That title suggests that writing online would be easy but those three words are highly deceptive. You all know that I have been struggling with my inner voice and have been trying to work out what I want to say in a way that is meaningful for myself but also for all of you to give your precious time to read. Last weekend I got to attend three amazing workshops in This is Knit with Kate O’Sullivan. I’ve been a follower of Kate since she started her podcast over on A Playful Day and I always love listening to her voice as I came away inspired and motivated.
Sometimes the best thing that you can do is to stop creating and just listen and so that is what I did for two glorious days in Dublin. I sat and listened to Kate just be herself as she navigated through the workshops. I know I love to write as long as it’s for me and I’m not trying to adopt another brand or merge with another voice. I always struggle with those as I like to tell a story in a particular way. You know what? It’s perfectly fine to write the way that I am comfortable with because that’s the secret, that’s me! That’s My voice, My personality and I want you to hear My stories told in My way. Will it be the best piece that you have ever read? Probably not but hopefully it will make you think or reflect.
I find that throughout my day I am constantly inspiring others or helping them create and telling them to just be themselves but it’s hard to take your own advice. I finally figured out that with me I just lack confidence from my lack of repetition. As my background is in chemistry my confidence to teach that subject came from a knowledge that I knew I was right. The maths worked out time and time again.

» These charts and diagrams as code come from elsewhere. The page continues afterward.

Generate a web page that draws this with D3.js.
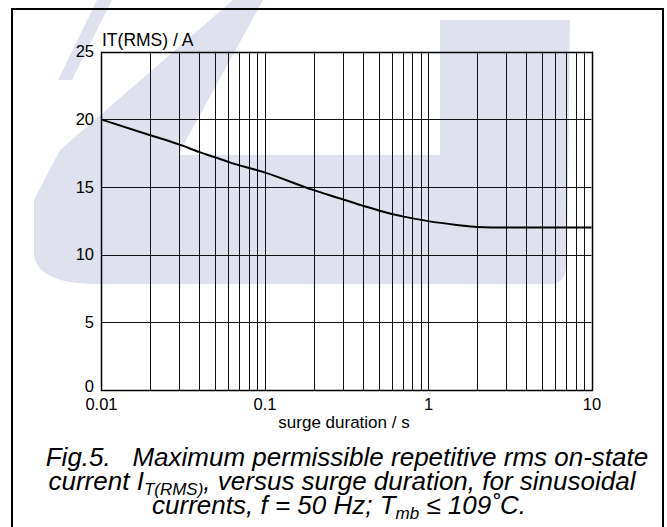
<!DOCTYPE html>
<html><head><meta charset="utf-8">
<script src="https://cdn.jsdelivr.net/npm/d3@7"></script>
<style>
body{margin:0;background:#fff}
svg{display:block}
text{font-family:"Liberation Sans",Arial,sans-serif;fill:#000}
</style>
</head><body>
<svg id="c" width="667" height="527"></svg>
<script>
// ---- data ----
const durations = [0.01, 0.02, 0.03, 0.04, 0.05, 0.06, 0.1, 0.2, 0.3, 0.4, 0.5, 0.6, 0.7, 1, 1.5, 2, 3, 5, 10];
const currents  = [20, 18.83, 18.15, 17.58, 17.19, 16.86, 16.08, 14.77, 14.1, 13.61, 13.27, 13.0, 12.83, 12.48, 12.2, 12.05, 12.0, 12.0, 12.0];
const xTicks = [0.01, 0.1, 1, 10];
const xTickLabels = ["0.01", "0.1", "1", "10"];
const yTicks = [0, 5, 10, 15, 20, 25];
const yTickLabels = ["0", "5", "10", "15", "20", "25"];
const yTitle = "IT(RMS) / A";
const xTitle = "surge duration / s";

const svg = d3.select("#c");
const L = 101, R = 591.5, T = 51.7, B = 390;
const x = d3.scaleLog().domain([0.01, 10]).range([L, R]);
const y = d3.scaleLinear().domain([0, 25]).range([B, T]);
const px = v => Math.round(v) + 0.5;

// faint background watermark (as in the scanned reference)
const wm = svg.append("g").attr("fill", "#dfe2ee");
wm.append("path").attr("d",
  "M263,0 L233,0 L60,150 L34,200 L34,255 Q38,284 98,284 L552,284 Q566,284 567,260 L570,20 L440,20 L440,155 L178,155 Z");
wm.append("path").attr("d", "M97,0 L112,0 L72,80 L58,80 Z");

// outer frame
svg.append("rect").attr("x", 12).attr("y", 9).attr("width", 651).attr("height", 530)
  .attr("fill", "none").attr("stroke", "#000").attr("stroke-width", 2);

// grid
const g = svg.append("g");
const minor = [];
[0.01, 0.1, 1].forEach(d => { for (let k = 1; k <= 9; k++) minor.push(d * k); });
minor.push(10);
g.selectAll("line.v").data(minor).join("line").attr("class", "v")
  .attr("x1", d => px(x(d))).attr("x2", d => px(x(d)))
  .attr("y1", y(25)).attr("y2", y(0))
  .attr("stroke", "#111").attr("stroke-width", 1);
g.selectAll("line.h").data(yTicks).join("line").attr("class", "h")
  .attr("y1", d => px(y(d))).attr("y2", d => px(y(d)))
  .attr("x1", x(0.01)).attr("x2", x(10))
  .attr("stroke", "#111").attr("stroke-width", 1);
// plot border
svg.append("rect").attr("x", px(x(0.01))).attr("y", px(y(25)))
  .attr("width", Math.round(x(10)) - Math.round(x(0.01))).attr("height", Math.round(y(0)) - Math.round(y(25)))
  .attr("fill", "none").attr("stroke", "#000").attr("stroke-width", 1.5);

// axes labels
const yAxis = d3.axisLeft(y).tickValues(yTicks).tickFormat((d, i) => yTickLabels[i]).tickSize(0).tickPadding(7);
const ya = svg.append("g").attr("transform", `translate(${x(0.01)},0)`).call(yAxis);
ya.select(".domain").remove();
ya.selectAll("text").style("font-size", "16.5px").style("font-family", '"Liberation Sans",Arial,sans-serif').attr("fill", "#000");
ya.selectAll(".tick").filter(d => d === 0).select("text").attr("dy", "0.1em");

const xAxis = d3.axisBottom(x).tickValues(xTicks).tickFormat((d, i) => xTickLabels[i]).tickSize(0).tickPadding(8);
const xa = svg.append("g").attr("transform", `translate(0,${y(0)})`).call(xAxis);
xa.select(".domain").remove();
xa.selectAll("text").style("font-size", "16.5px").style("font-family", '"Liberation Sans",Arial,sans-serif').attr("fill", "#000");

svg.append("text").attr("x", 102).attr("y", 46).style("font-size", "17.5px").text(yTitle);
svg.append("text").attr("x", 344).attr("y", 428).attr("text-anchor", "middle").style("font-size", "17px").text(xTitle);

// curve
const line = d3.line().x(d => x(d[0])).y(d => y(d[1])).curve(d3.curveMonotoneX);
svg.append("path").datum(durations.map((d, i) => [d, currents[i]]))
  .attr("d", line).attr("fill", "none").attr("stroke", "#000").attr("stroke-width", 2);

// caption
const cap = svg.append("g").style("font-style", "italic").style("font-size", "26px");
const t1 = cap.append("text").attr("x", 347).attr("y", 466).attr("text-anchor", "middle").attr("xml:space", "preserve")
  .text("Fig.5.   Maximum permissible repetitive rms on-state");
const t2 = cap.append("text").attr("x", 342).attr("y", 490).attr("text-anchor", "middle");
t2.append("tspan").text("current I");
t2.append("tspan").attr("dy", 5).style("font-size", "17px").text("T(RMS)");
t2.append("tspan").attr("dy", -5).text(", versus surge duration, for sinusoidal");
const t3 = cap.append("text").attr("x", 339).attr("y", 514).attr("text-anchor", "middle");
t3.append("tspan").text("currents, f = 50 Hz; T");
t3.append("tspan").attr("dy", 5).style("font-size", "17px").text("mb");
t3.append("tspan").attr("dy", -5).text(" \u2264 109\u02DAC.");
</script>
</body></html>
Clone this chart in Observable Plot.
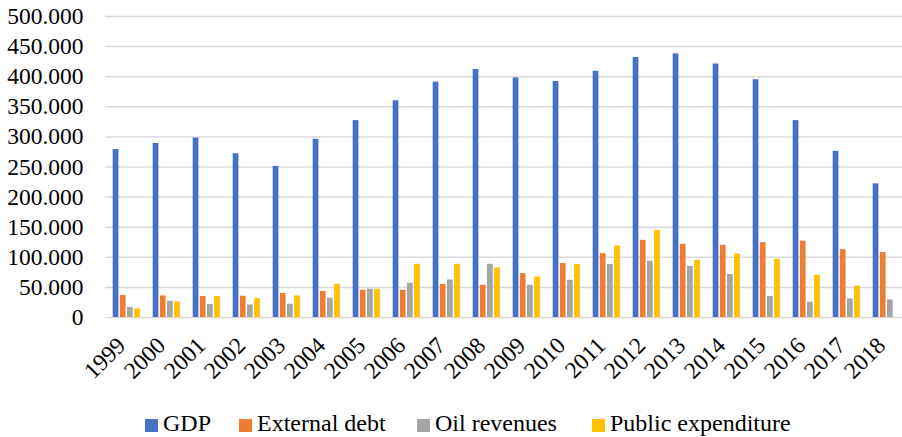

But in the creative world, writing is subjective and it’s easy to second-guess oneself.
As a child, I use to read a lot. I always had a book. It was a family trait that I was happy to inherit. I could be anywhere, in anytime and be anybody by just reading a book and I loved it. I always had a large verbal range for a child because I liked to read and other children would make fun of that. So, I adapted and only spoke a certain way until I grew up and away from that behaviour. I made some wonderful friends who also like to read and debate and I began to be the person that I am now. Such is life.
When did I lose this confidence and love of the written word? I have no idea but I can tell you that it is still here and it’s one of the reasons I built this space and podcast so I could share so much with all of you. Listening to Kate over the weekend I realised that over time I had run to my comfort place and written in a particular way for media like Facebook and Twitter using the same language and following a particular approach to blogging because some academics deem it to be the ‘right’ way. Because of this, I did loose a little of what makes me unique.
By listening to such a strong, intelligent woman discuss writing and editing your own work, that feeling, you know the one I mean in the pit of your stomach? That feeling that you know what it is that you want to do and want to say finally started to become clear. The combination of being still and listening to someone who has been in your position and knows what you are feeling and thinking is incredibly empowering. Kate even used sentences that I have said to others but took no heed of until they were said to me and that feeling inside and my smile grew!
Why am I telling all of you this? Hopefully, you will sit back and reflect on your voice online. Have you read a post you wrote six months ago? What does it say to you? Does it make you smile? Does it get the point across that you wanted to? Are you really saying what you want to online or is your voice stifled by the need to create and push out content? Are you who you want to be online right now? I’ll let you in on a little secret, I am getting there and I’m walking and writing with a lot more confidence than before.